Spoken like a dare to herself, this line is both foreshadow and manifesto. Celaena names “foolishness” as moral courage—redefining what counts as success for someone raised to equate obedience with survival.
"So the people of Terrasen will always know how to find their way home. So they can look up at the sky, no matter where they are, and know Terrasen is forever with them."
Her love of Terrasen is not nostalgia but identity-keeping. The stars become a portable homeland, revealing why symbols (like the stag) can rescue her when nothing else can—she has a compass larger than fear.
"You’re a damned idiot," she breathed. "You’re a moron and an ass and a damned idiot." He looked like she had hit him.

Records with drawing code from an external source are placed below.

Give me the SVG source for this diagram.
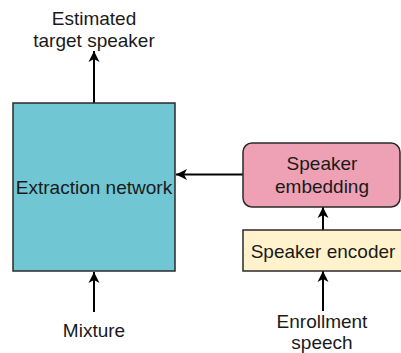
<svg xmlns="http://www.w3.org/2000/svg" width="401" height="353" viewBox="0 0 401 353">
<defs>
<style>
text{font-family:"Liberation Sans",Arial,sans-serif;font-size:19px;fill:#1a1a1a;text-anchor:middle}
.box{stroke:#2a2a2a;stroke-width:1.5}
.edge{stroke:#000;stroke-width:2;fill:none}
</style>
<marker id="arr" markerUnits="userSpaceOnUse" markerWidth="14" markerHeight="14" viewBox="0 0 14 14" refX="12" refY="7" orient="auto">
<path d="M1,1.5 L12,7 L1,12.5 L4,7 Z" fill="#000"/>
</marker>
</defs>
<rect width="401" height="353" fill="#fff"/>
<g id="connectors">
<line class="edge" x1="94" y1="103" x2="94" y2="51" marker-end="url(#arr)"/>
<line class="edge" x1="243" y1="174.5" x2="176" y2="174.5" marker-end="url(#arr)"/>
<line class="edge" x1="323" y1="230" x2="323" y2="207" marker-end="url(#arr)"/>
<line class="edge" x1="323" y1="311" x2="323" y2="271" marker-end="url(#arr)"/>
<line class="edge" x1="94" y1="312" x2="94" y2="272" marker-end="url(#arr)"/>
</g>
<g id="extraction">
<rect class="box" x="13" y="103" width="162" height="168" fill="#71C6D3"/>
<text x="94" y="194">Extraction network</text>
</g>
<g id="embedding">
<rect class="box" x="243" y="143" width="157" height="64" rx="9" fill="#EEA0B4"/>
<text x="322" y="170">Speaker</text>
<text x="322" y="193">embedding</text>
</g>
<g id="encoder">
<rect class="box" x="243" y="230" width="165" height="41" fill="#FFF2CC"/>
<text x="323" y="258">Speaker encoder</text>
</g>
<g id="output">
<text x="94" y="25">Estimated</text>
<text x="94" y="47">target speaker</text>
</g>
<g id="mixture">
<text x="94" y="337">Mixture</text>
</g>
<g id="enrollment">
<text x="322" y="328">Enrollment</text>
<text x="322" y="349">speech</text>
</g>
</svg>
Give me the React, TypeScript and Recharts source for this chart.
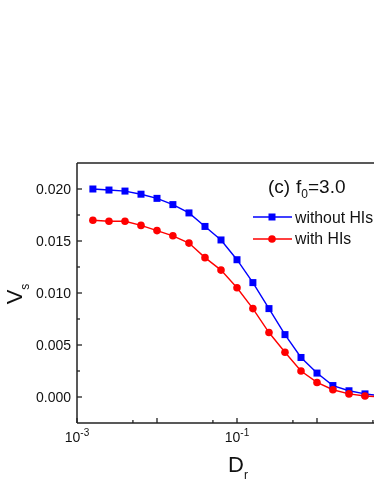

But she went on, and grasped both sides of his face, "Because I’d pick you."
The insult-turned-confession captures Celaena’s vulnerability breaking through her pride. Choosing Sam is choosing tenderness over isolation—a risk that deepens her humanity and heightens the tragedy.
My name is Celaena Sardothien,” she whispered, “and I will not be afraid.
This is identity as resistance. In the moment designed to erase her, she reasserts selfhood and agency—tiny, defiant words that seed the endurance she’ll need to survive what’s coming.